LE PURGATOIRE

 

 

 LE PURGATOIRE

 

          Aucun des Pères et des docteurs de l'Église des premiers siècles n'a cru à l'existence de ce lieu de purification, où l'âme, dit-on, doit passer un temps plus ou moins long avant d'entrer au ciel. Pour eux, comme pour les apôtres et tous les chrétiens primitifs, il n'y a qu'un moyen unique de purification, c'est le sacrifice même du Christ qui, par sa mort, « ôte le péché du monde » (Jean 1.29) et dont le sang « nous purifie de tout péché » (1 Jean 1.7).

          Le purgatoire était encore inconnu au Ve siècle, comme le montrent ces paroles de saint Augustin lui-même : « Lorsque l'âme est séparée du corps, elle est à l'instant placée en paradis à cause de ses bonnes œuvres ou précipitée en enfer pour ses péchés* ».  « Il n'existe point de lieu mitoyen, dit-il encore ; celui qui n'habite point avec Jésus-Christ ne peut être ailleurs qu'avec le diable**». Justin Martyr déclare que « les âmes des bons sont dans un lieu agréable » en attendant la résurrection.

          C'est dans l'intervalle qui s'écoula entre l'époque où vivait saint Augustin et la fin du VIe siècle — de 430 à 600 — que l'idée que les âmes des justes peuvent souffrir après cette vie commença à prendre racine. Quant à saint Augustin lui-même, il est à cet égard dans l'incertitude la plus complète. « On peut, dit-il, mettre la chose en question pour savoir si elle est vraie*** ». Peu à peu cependant, l'idée fit son chemin.

          Il était réservé au pape Grégoire le Grand, à la fin du VIe siècle, de poser le premier fondement de cette prison des âmes qui s'appelle le purgatoire. Il composa à ce sujet un livre rempli des contes les plus absurdes. Cependant, la doctrine du soulagement des morts par les prières et l'argent des vivants ne fut introduite dans le culte public qu'en 998 sous les papes Jean XVII ou Grégoire V, et la fête des morts, approuvée par le Saint-Siège en 1001, fut dès lors régulièrement célébrée dans l'Église. En 1563 seulement, dans sa dernière session, le concile de Trente rendit enfin un décret faisant du purgatoire un article de foi imposé à tous les fidèles catholiques.

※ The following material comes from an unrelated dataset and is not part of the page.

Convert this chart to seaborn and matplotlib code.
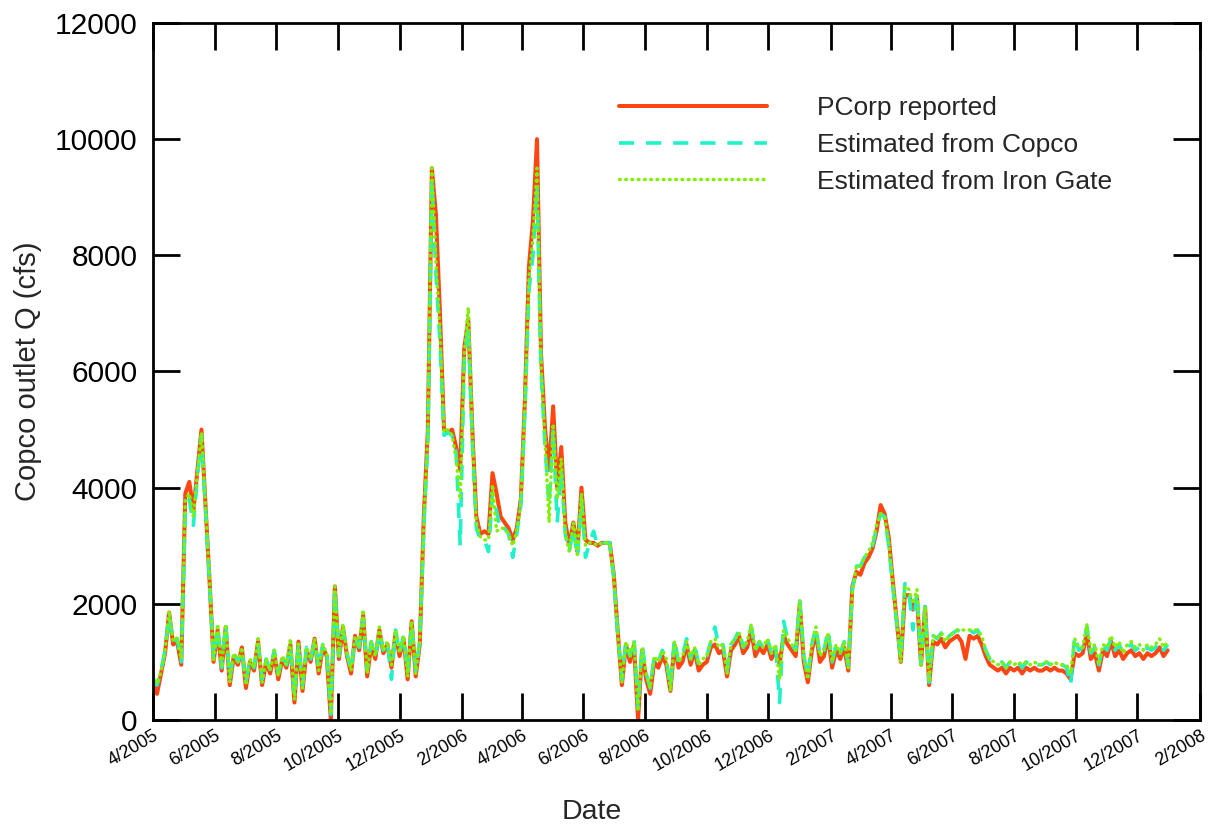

          Comme on le voit, c'est bien là, dans toute la force du terme, un dogme moderne dérivé en ligne directe du paganisme. Ce n'est qu'après coup qu'on a cherché, mais en vain, à lui trouver un appui dans l'Évangile, car les passages qu'on invoque en sa faveur n'ont aucune portée quelconque. Qu'ose-t-on invoquer, en effet, pour prouver l'existence du purgatoire ? Un passage où il est question de se réconcilier avec son adversaire pendant qu'on chemine avec lui, de peur qu'on ne soit jeté en prison (Matthieu 5.25-26). Qui donc, dans ce conseil de paix, pourrait découvrir le purgatoire ? On cite également cette parole du Christ : « Si quelqu'un a parlé contre le Saint-Esprit, cela ne lui sera remis ni dans ce siècle, ni en celui qui est à venir » (Matthieu 12.32). Or, c'est évidemment là une manière de parler qui signifie jamais, comme il est dit d'ailleurs dans l'Évangile selon Marc 3.29 : « Quiconque aura blasphémé contre l'Esprit Saint n'aura jamais de pardon. » Enfin, on met encore en avant cette déclaration de Paul : « Le feu éprouvera l’œuvre de chacun. Si l’œuvre bâtie sur le fondement résiste, son auteur recevra une récompense ; si son œuvre est consumée, il en subira la perte, quant à lui, il sera sauvé, mais comme à travers le feu » (1 Corinthiens 3.12-15). De quoi s'agit-il ici ? D'un feu qui éprouve l'ouvrage, tandis que le purgatoire éprouve les personnes et les éprouve même horriblement. Pour voir là le purgatoire, il faut d'abord l'y avoir mis.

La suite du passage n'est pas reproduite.